■ Recorded data ■
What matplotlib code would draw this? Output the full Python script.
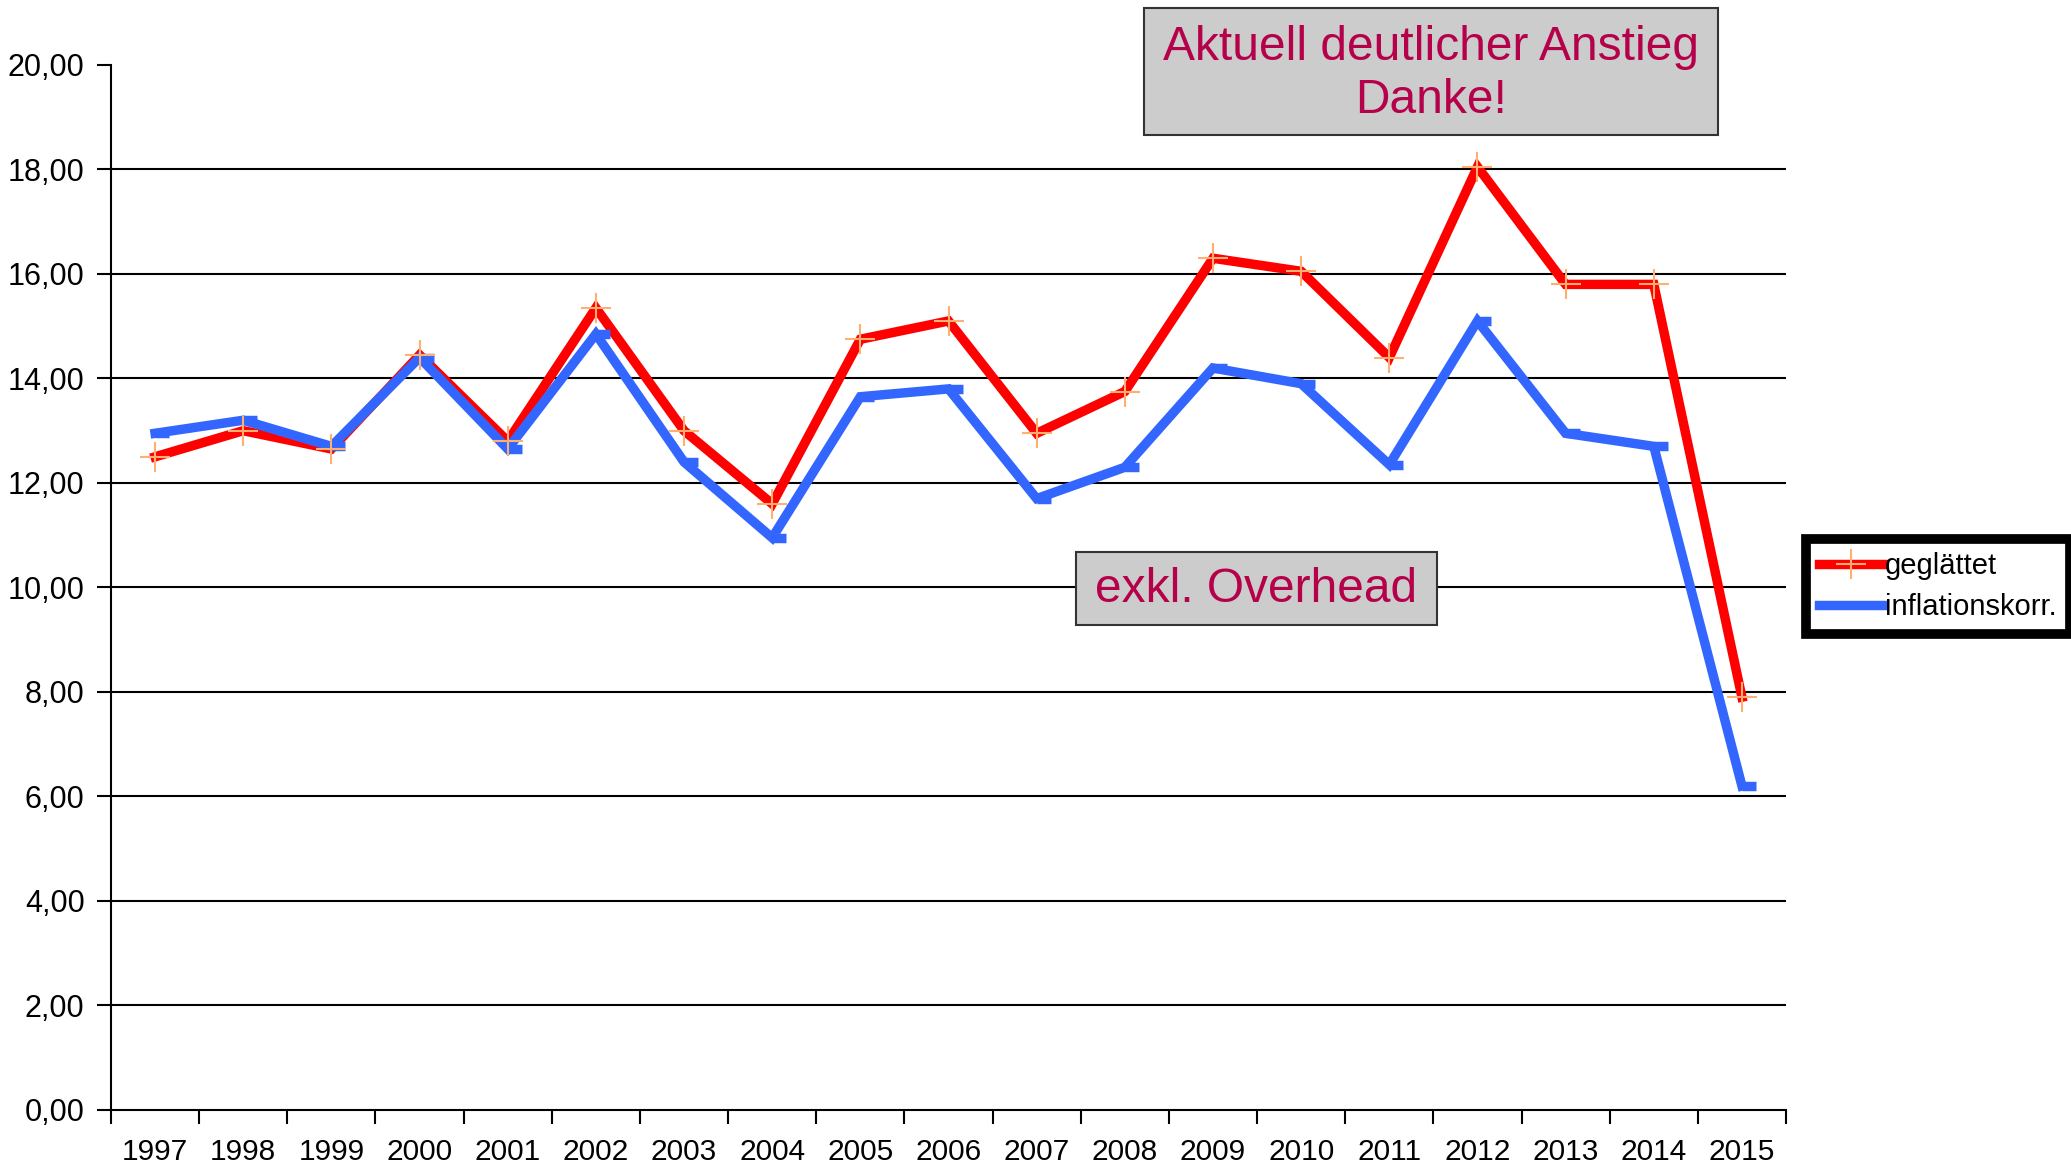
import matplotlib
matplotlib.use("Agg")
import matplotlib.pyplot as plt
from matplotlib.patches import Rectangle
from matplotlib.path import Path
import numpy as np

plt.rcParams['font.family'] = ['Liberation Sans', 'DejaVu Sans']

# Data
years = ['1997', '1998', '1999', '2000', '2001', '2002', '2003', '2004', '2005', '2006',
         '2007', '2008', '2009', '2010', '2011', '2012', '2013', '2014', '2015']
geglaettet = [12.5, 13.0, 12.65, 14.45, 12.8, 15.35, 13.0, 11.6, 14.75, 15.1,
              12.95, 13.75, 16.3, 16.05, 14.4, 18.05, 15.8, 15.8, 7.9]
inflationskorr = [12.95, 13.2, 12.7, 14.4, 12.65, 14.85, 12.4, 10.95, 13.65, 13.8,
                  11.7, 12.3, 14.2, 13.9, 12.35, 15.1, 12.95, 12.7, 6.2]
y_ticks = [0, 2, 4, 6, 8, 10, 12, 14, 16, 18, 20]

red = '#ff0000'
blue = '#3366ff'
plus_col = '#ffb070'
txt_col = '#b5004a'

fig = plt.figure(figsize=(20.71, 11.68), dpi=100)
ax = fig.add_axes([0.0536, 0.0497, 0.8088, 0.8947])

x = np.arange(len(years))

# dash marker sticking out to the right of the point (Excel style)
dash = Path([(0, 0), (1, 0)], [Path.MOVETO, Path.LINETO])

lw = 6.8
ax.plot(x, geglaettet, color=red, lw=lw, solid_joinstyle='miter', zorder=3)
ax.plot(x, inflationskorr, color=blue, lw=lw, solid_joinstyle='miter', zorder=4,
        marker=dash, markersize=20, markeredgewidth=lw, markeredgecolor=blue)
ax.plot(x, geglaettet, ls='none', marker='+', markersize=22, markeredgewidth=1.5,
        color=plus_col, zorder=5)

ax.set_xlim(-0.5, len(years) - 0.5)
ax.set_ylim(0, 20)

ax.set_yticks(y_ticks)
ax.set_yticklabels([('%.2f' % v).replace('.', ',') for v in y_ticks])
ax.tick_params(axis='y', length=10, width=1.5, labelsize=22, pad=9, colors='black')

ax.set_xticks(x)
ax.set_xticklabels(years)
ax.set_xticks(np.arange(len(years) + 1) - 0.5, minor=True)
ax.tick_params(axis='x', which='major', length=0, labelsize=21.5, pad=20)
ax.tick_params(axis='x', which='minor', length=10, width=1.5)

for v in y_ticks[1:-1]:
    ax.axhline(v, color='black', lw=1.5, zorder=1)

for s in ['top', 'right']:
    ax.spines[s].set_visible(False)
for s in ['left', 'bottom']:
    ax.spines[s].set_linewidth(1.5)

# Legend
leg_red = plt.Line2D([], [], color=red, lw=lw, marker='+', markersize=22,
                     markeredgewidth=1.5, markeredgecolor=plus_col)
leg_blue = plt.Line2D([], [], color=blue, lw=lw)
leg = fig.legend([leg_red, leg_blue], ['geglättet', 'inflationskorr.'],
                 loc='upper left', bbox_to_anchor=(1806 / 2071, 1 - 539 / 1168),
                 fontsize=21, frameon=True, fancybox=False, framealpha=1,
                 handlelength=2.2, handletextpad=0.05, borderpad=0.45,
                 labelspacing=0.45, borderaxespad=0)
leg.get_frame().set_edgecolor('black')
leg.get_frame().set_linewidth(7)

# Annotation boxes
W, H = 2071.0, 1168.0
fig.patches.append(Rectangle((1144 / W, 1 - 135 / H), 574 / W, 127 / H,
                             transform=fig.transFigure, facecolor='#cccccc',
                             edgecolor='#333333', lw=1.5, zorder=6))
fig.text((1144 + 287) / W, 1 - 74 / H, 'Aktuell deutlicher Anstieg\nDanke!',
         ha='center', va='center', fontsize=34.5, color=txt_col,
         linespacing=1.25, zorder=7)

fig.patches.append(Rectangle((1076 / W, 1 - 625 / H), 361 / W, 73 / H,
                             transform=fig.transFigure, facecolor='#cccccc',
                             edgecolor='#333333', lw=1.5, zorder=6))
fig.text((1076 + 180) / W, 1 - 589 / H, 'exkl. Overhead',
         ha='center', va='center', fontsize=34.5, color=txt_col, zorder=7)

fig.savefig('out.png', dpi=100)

■ Brief ■
Return only the lines from the start of the data through the line that contains "plt.rcParams['font.family'] = ['Liberation", please, copying them exactly and omitting all pictures.

■ Task answer ■
What matplotlib code would draw this? Output the full Python script.
import matplotlib
matplotlib.use("Agg")
import matplotlib.pyplot as plt
from matplotlib.patches import Rectangle
from matplotlib.path import Path
import numpy as np

plt.rcParams['font.family'] = ['Liberation Sans', 'DejaVu Sans']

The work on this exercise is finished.